Exercise prompt: Working from the data below, reproduce exactly the lines starting at the one that holds "Rebuild this chart" and ending at the one that holds "ax.bar(x, frequency, width=0.33, color='#4472C4', zorder=3)". Pictures are excluded.

(Figure scripts)
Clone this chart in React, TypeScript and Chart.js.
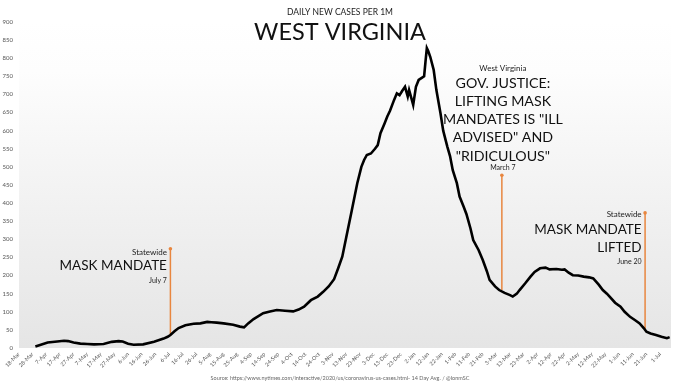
import React, { useEffect, useRef } from "react";
import { Chart, registerables } from "chart.js";

Chart.register(...registerables);

// Day 0 = 18-Mar-2020; one tick label every 10 days
const xTickLabels = [
  "18-Mar", "28-Mar", "7-Apr", "17-Apr", "27-Apr", "7-May", "17-May", "27-May",
  "6-Jun", "16-Jun", "26-Jun", "6-Jul", "16-Jul", "26-Jul", "5-Aug", "15-Aug",
  "25-Aug", "4-Sep", "14-Sep", "24-Sep", "4-Oct", "14-Oct", "24-Oct", "3-Nov",
  "13-Nov", "23-Nov", "3-Dec", "13-Dec", "23-Dec", "2-Jan", "12-Jan", "22-Jan",
  "1-Feb", "11-Feb", "21-Feb", "3-Mar", "13-Mar", "23-Mar", "2-Apr", "12-Apr",
  "22-Apr", "2-May", "12-May", "22-May", "1-Jun", "11-Jun", "21-Jun", "1-Jul",
];
const xTickDays = xTickLabels.map((_, i) => i * 10);
const yTickValues = [0, 50, 100, 150, 200, 250, 300, 350, 400, 450, 500, 550, 600, 650, 700, 750, 800, 850, 900];

// 14-day average of daily new cases per 1M (days since 18-Mar-2020)
const caseDays = [
  12, 16, 21, 28, 33, 36, 40, 45, 50, 55, 62, 68, 73, 76, 80, 84, 91, 99, 106, 109,
  111, 114, 117, 122, 128, 133, 138, 141, 145, 150, 157, 162, 165, 168, 172, 179, 184, 189, 195, 201,
  205, 209, 214, 219, 223, 227, 231, 234, 237, 240, 244, 248, 251, 253, 255, 258, 261, 263, 265, 268,
  270, 272, 275, 277, 279, 281, 283, 285, 286, 288, 289, 291, 293, 295, 297, 298, 299, 300, 301.5, 304,
  306, 309, 311, 314, 316, 318, 321, 323, 326, 328, 331, 333, 337, 340, 343, 345, 349, 352, 356, 360,
  362, 365, 367, 371, 375, 378, 382, 386, 389, 394, 398, 400, 403, 406, 410, 414, 418, 421, 425, 428,
  431, 433, 437, 441, 444, 448, 452, 455, 458, 460, 463, 467, 471, 475, 477,
];
const caseValues = [
  4, 9, 15, 18, 20, 19, 15, 12, 11, 10, 11, 17, 19, 18, 12, 9, 10, 17, 26, 31,
  36, 46, 55, 63, 67, 68, 72, 71, 70, 68, 64, 59, 57, 68, 80, 96, 101, 105, 103, 101,
  106, 114, 132, 142, 155, 170, 190, 220, 252, 307, 380, 455, 500, 519, 533, 537, 550, 560, 593, 620,
  639, 655, 685, 703, 698, 710, 721, 694, 712, 685, 671, 721, 740, 745, 750, 790, 828, 820, 804, 768,
  712, 648, 600, 556, 530, 491, 455, 418, 390, 370, 330, 298, 270, 243, 212, 188, 170, 160, 152, 146,
  142, 150, 160, 178, 197, 210, 220, 222, 217, 218, 216, 217, 208, 201, 200, 197, 195, 192, 175, 160,
  150, 142, 125, 114, 100, 86, 76, 68, 55, 45, 40, 36, 31, 27, 30,
];

// Event markers: day, top of marker, bottom of marker (values)
const eventDays = [111, 354, 459];
const eventTops = [274, 477, 373];
const eventBottoms = [36, 160, 48];

const titleSmall = "DAILY NEW CASES PER 1M";
const titleBig = "WEST VIRGINIA";
const sourceText = "Source: https://www.nytimes.com/interactive/2020/us/coronavirus-us-cases.html- 14 Day Avg. / @IonmSC";

const FONT = "Lato, 'Open Sans', sans-serif";

const overlayPlugin = {
  id: "overlay",
  beforeDraw(chart: any) {
    const { ctx, chartArea } = chart;
    const { left, right, top, bottom } = chartArea;
    ctx.save();
    ctx.fillStyle = "#ffffff";
    ctx.fillRect(0, 0, chart.width, chart.height);
    const g = ctx.createLinearGradient(0, top, 0, bottom);
    g.addColorStop(0, "#ffffff");
    g.addColorStop(0.15, "#fdfdfd");
    g.addColorStop(0.5, "#f3f3f3");
    g.addColorStop(1, "#e5e5e5");
    ctx.fillStyle = g;
    ctx.fillRect(left, top, right - left, bottom - top);
    ctx.restore();
  },
  beforeDatasetsDraw(chart: any) {
    const { ctx, scales } = chart;
    const xs = scales.x;
    const ys = scales.y;
    ctx.save();
    ctx.strokeStyle = "#e8863f";
    ctx.fillStyle = "#e8863f";
    ctx.lineWidth = 1.5;
    eventDays.forEach((d, i) => {
      const x = xs.getPixelForValue(d);
      const y1 = ys.getPixelForValue(eventTops[i]);
      const y2 = ys.getPixelForValue(eventBottoms[i]);
      ctx.beginPath();
      ctx.moveTo(x, y1);
      ctx.lineTo(x, y2);
      ctx.stroke();
      ctx.beginPath();
      ctx.arc(x, y1, 1.8, 0, Math.PI * 2);
      ctx.fill();
    });
    ctx.restore();
  },
  afterDraw(chart: any) {
    const { ctx, scales } = chart;
    const xs = scales.x;
    const ys = scales.y;
    const put = (t: string, x: number, y: number, size: number, align: string, color: string) => {
      ctx.font = `400 ${size}px ${FONT}`;
      ctx.textAlign = align;
      ctx.textBaseline = "middle";
      ctx.fillStyle = color;
      ctx.fillText(t, x, y);
    };
    ctx.save();
    put(titleSmall, 340, 12, 8.5, "center", "#222");
    put(titleBig, 340, 32, 23.5, "center", "#111");

    // July 7 marker
    const x1 = xs.getPixelForValue(eventDays[0]) - 3.5;
    const t1 = ys.getPixelForValue(eventTops[0]);
    put("Statewide", x1, t1 + 4, 8, "right", "#222");
    put("MASK MANDATE", x1, t1 + 17, 13.5, "right", "#111");
    put("July 7", x1, t1 + 32, 7, "right", "#222");

    // March 7 marker
    const x2 = xs.getPixelForValue(eventDays[1]) + 1;
    const t2 = ys.getPixelForValue(eventTops[1]);
    put("West Virginia", x2, t2 - 107, 8, "center", "#222");
    const lines = ["GOV. JUSTICE:", "LIFTING MASK", 'MANDATES IS "ILL', 'ADVISED" AND', '"RIDICULOUS"'];
    lines.forEach((l, i) => put(l, x2, t2 - 92 + i * 18.2, 14.2, "center", "#111"));
    put("March 7", x2, t2 - 7, 7, "center", "#222");

    // June 20 marker
    const x3 = xs.getPixelForValue(eventDays[2]) - 3.5;
    const t3 = ys.getPixelForValue(eventTops[2]);
    put("Statewide", x3, t3 + 2, 8, "right", "#222");
    put("MASK MANDATE", x3, t3 + 17, 13.5, "right", "#111");
    put("LIFTED", x3, t3 + 35, 13.5, "right", "#111");
    put("June 20", x3, t3 + 49, 7, "right", "#222");

    put(sourceText, 340, 378, 5.5, "center", "#666");
    ctx.restore();
  },
};

export default function App() {
  const ref = useRef<HTMLCanvasElement | null>(null);
  useEffect(() => {
    if (!ref.current) return;
    const chart = new Chart(ref.current, {
      type: "line",
      data: {
        datasets: [
          {
            data: caseDays.map((d, i) => ({ x: d, y: caseValues[i] })),
            borderColor: "#000000",
            borderWidth: 2.6,
            pointRadius: 0,
            tension: 0,
            fill: false,
          },
        ],
      },
      options: {
        animation: false,
        responsive: false,
        devicePixelRatio: 1,
        layout: { padding: { top: 22, right: 9, left: 0, bottom: 0 } },
        plugins: { legend: { display: false }, tooltip: { enabled: false } },
        scales: {
          x: {
            type: "linear",
            min: 0,
            max: 478,
            grid: { display: false, drawTicks: false },
            border: { display: false },
            afterBuildTicks: (s: any) => {
              s.ticks = xTickDays.map((v) => ({ value: v }));
            },
            afterFit: (s: any) => {
              s.height = 36;
            },
            ticks: {
              autoSkip: false,
              minRotation: 45,
              maxRotation: 45,
              padding: 3,
              color: "#555",
              font: { family: FONT, size: 5.5 },
              callback: (_v: any, i: number) => xTickLabels[i],
            },
          },
          y: {
            min: 0,
            max: 900,
            grid: { display: false, drawTicks: false },
            border: { display: false },
            afterBuildTicks: (s: any) => {
              s.ticks = yTickValues.map((v) => ({ value: v }));
            },
            afterFit: (s: any) => {
              s.width = 19;
            },
            ticks: {
              padding: 6,
              color: "#555",
              font: { family: FONT, size: 6 },
            },
          },
        },
      },
      plugins: [overlayPlugin],
    } as any);
    return () => chart.destroy();
  }, []);
  return (
    <div style={{ position: "fixed", left: 0, top: 0, width: 680, height: 384, background: "#fff" }}>
      <canvas ref={ref} width={680} height={384} style={{ display: "block" }} />
    </div>
  );
}
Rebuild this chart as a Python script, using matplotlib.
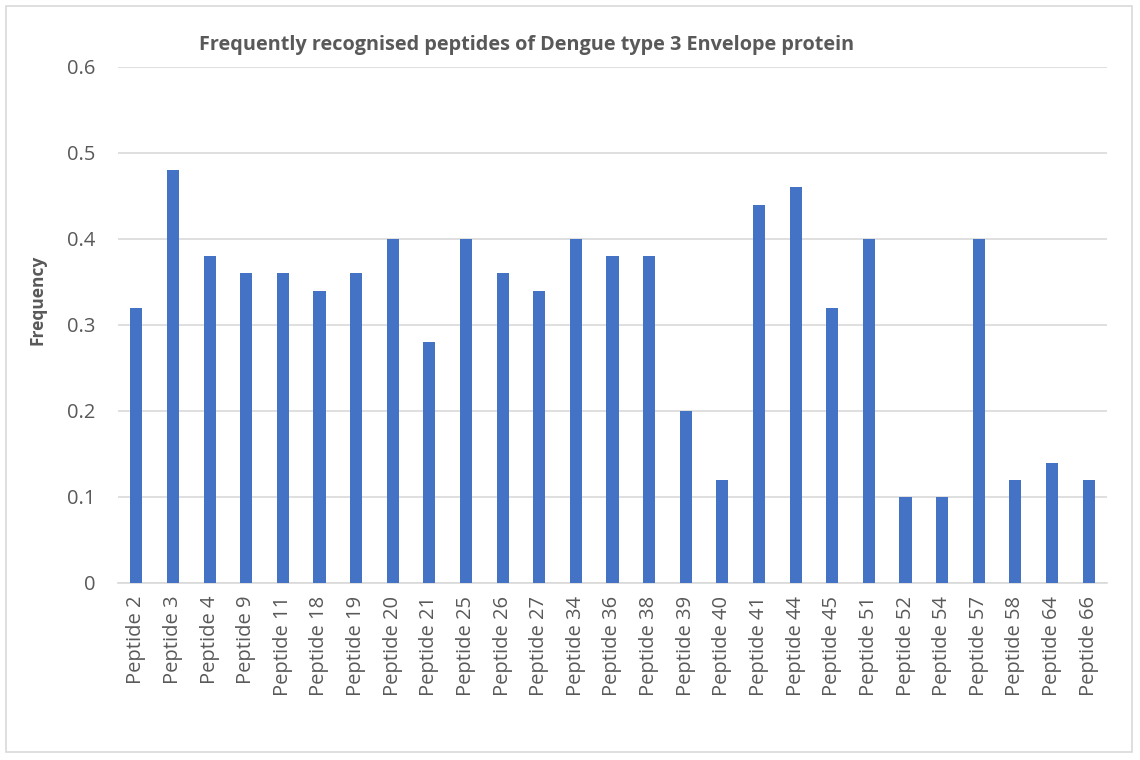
import matplotlib
matplotlib.use("Agg")
import matplotlib.pyplot as plt
from matplotlib.patches import Rectangle

peptides = ['Peptide 2', 'Peptide 3', 'Peptide 4', 'Peptide 9', 'Peptide 11',
            'Peptide 18', 'Peptide 19', 'Peptide 20', 'Peptide 21', 'Peptide 25',
            'Peptide 26', 'Peptide 27', 'Peptide 34', 'Peptide 36', 'Peptide 38',
            'Peptide 39', 'Peptide 40', 'Peptide 41', 'Peptide 44', 'Peptide 45',
            'Peptide 51', 'Peptide 52', 'Peptide 54', 'Peptide 57', 'Peptide 58',
            'Peptide 64', 'Peptide 66']
frequency = [0.32, 0.48, 0.38, 0.36, 0.36, 0.34, 0.36, 0.40, 0.28, 0.40,
             0.36, 0.34, 0.40, 0.38, 0.38, 0.20, 0.12, 0.44, 0.46, 0.32,
             0.40, 0.10, 0.10, 0.40, 0.12, 0.14, 0.12]
y_ticks = [0, 0.1, 0.2, 0.3, 0.4, 0.5, 0.6]

TEXT = '#595959'
plt.rcParams['font.family'] = ['Open Sans', 'DejaVu Sans']


def plot():
    fig = plt.figure(figsize=(11.4, 7.6), dpi=100)
    ax = fig.add_axes([118 / 1140, 1 - 583 / 760, 989 / 1140, 516 / 760])

    x = range(len(peptides))
    ax.bar(x, frequency, width=0.33, color='#4472C4', zorder=3)

    ax.set_xlim(-0.5, len(peptides) - 0.5)
    ax.set_ylim(0, 0.6)
    ax.set_yticks(y_ticks)
    ax.set_yticklabels(['0' if t == 0 else f'{t:.1f}' for t in y_ticks])
    ax.set_xticks(list(x))
    ax.set_xticklabels(peptides, rotation=90)

    ax.grid(axis='y', color='#d9d9d9', linewidth=1.2, zorder=0)
    for side in ['top', 'right', 'left']:
        ax.spines[side].set_visible(False)
    ax.spines['bottom'].set_color('#d9d9d9')
    ax.spines['bottom'].set_linewidth(1.2)
    ax.tick_params(axis='both', length=0, colors=TEXT, labelsize=14.5)
    ax.tick_params(axis='y', pad=16)
    ax.tick_params(axis='x', pad=9)

    fig.text(527 / 1140, 1 - 45 / 760,
             'Frequently recognised peptides of Dengue type 3 Envelope protein',
             ha='center', va='center', fontsize=14.3, fontweight='bold', color=TEXT)
    fig.text(38 / 1140, 1 - 300 / 760, 'Frequency', rotation=90,
             ha='center', va='center', fontsize=12.5, fontweight='bold', color=TEXT)

    fig.patches.append(Rectangle((6 / 1140, 8 / 760), 1126 / 1140, 746 / 760,
                                 transform=fig.transFigure, fill=False,
                                 edgecolor='#d9d9d9', linewidth=1.2))

    fig.savefig('out.png', dpi=100)


if __name__ == '__main__':
    plot()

Task answer:
Rebuild this chart as a Python script, using matplotlib.
import matplotlib
matplotlib.use("Agg")
import matplotlib.pyplot as plt
from matplotlib.patches import Rectangle

peptides = ['Peptide 2', 'Peptide 3', 'Peptide 4', 'Peptide 9', 'Peptide 11',
            'Peptide 18', 'Peptide 19', 'Peptide 20', 'Peptide 21', 'Peptide 25',
            'Peptide 26', 'Peptide 27', 'Peptide 34', 'Peptide 36', 'Peptide 38',
            'Peptide 39', 'Peptide 40', 'Peptide 41', 'Peptide 44', 'Peptide 45',
            'Peptide 51', 'Peptide 52', 'Peptide 54', 'Peptide 57', 'Peptide 58',
            'Peptide 64', 'Peptide 66']
frequency = [0.32, 0.48, 0.38, 0.36, 0.36, 0.34, 0.36, 0.40, 0.28, 0.40,
             0.36, 0.34, 0.40, 0.38, 0.38, 0.20, 0.12, 0.44, 0.46, 0.32,
             0.40, 0.10, 0.10, 0.40, 0.12, 0.14, 0.12]
y_ticks = [0, 0.1, 0.2, 0.3, 0.4, 0.5, 0.6]

TEXT = '#595959'
plt.rcParams['font.family'] = ['Open Sans', 'DejaVu Sans']


def plot():
    fig = plt.figure(figsize=(11.4, 7.6), dpi=100)
    ax = fig.add_axes([118 / 1140, 1 - 583 / 760, 989 / 1140, 516 / 760])

    x = range(len(peptides))
    ax.bar(x, frequency, width=0.33, color='#4472C4', zorder=3)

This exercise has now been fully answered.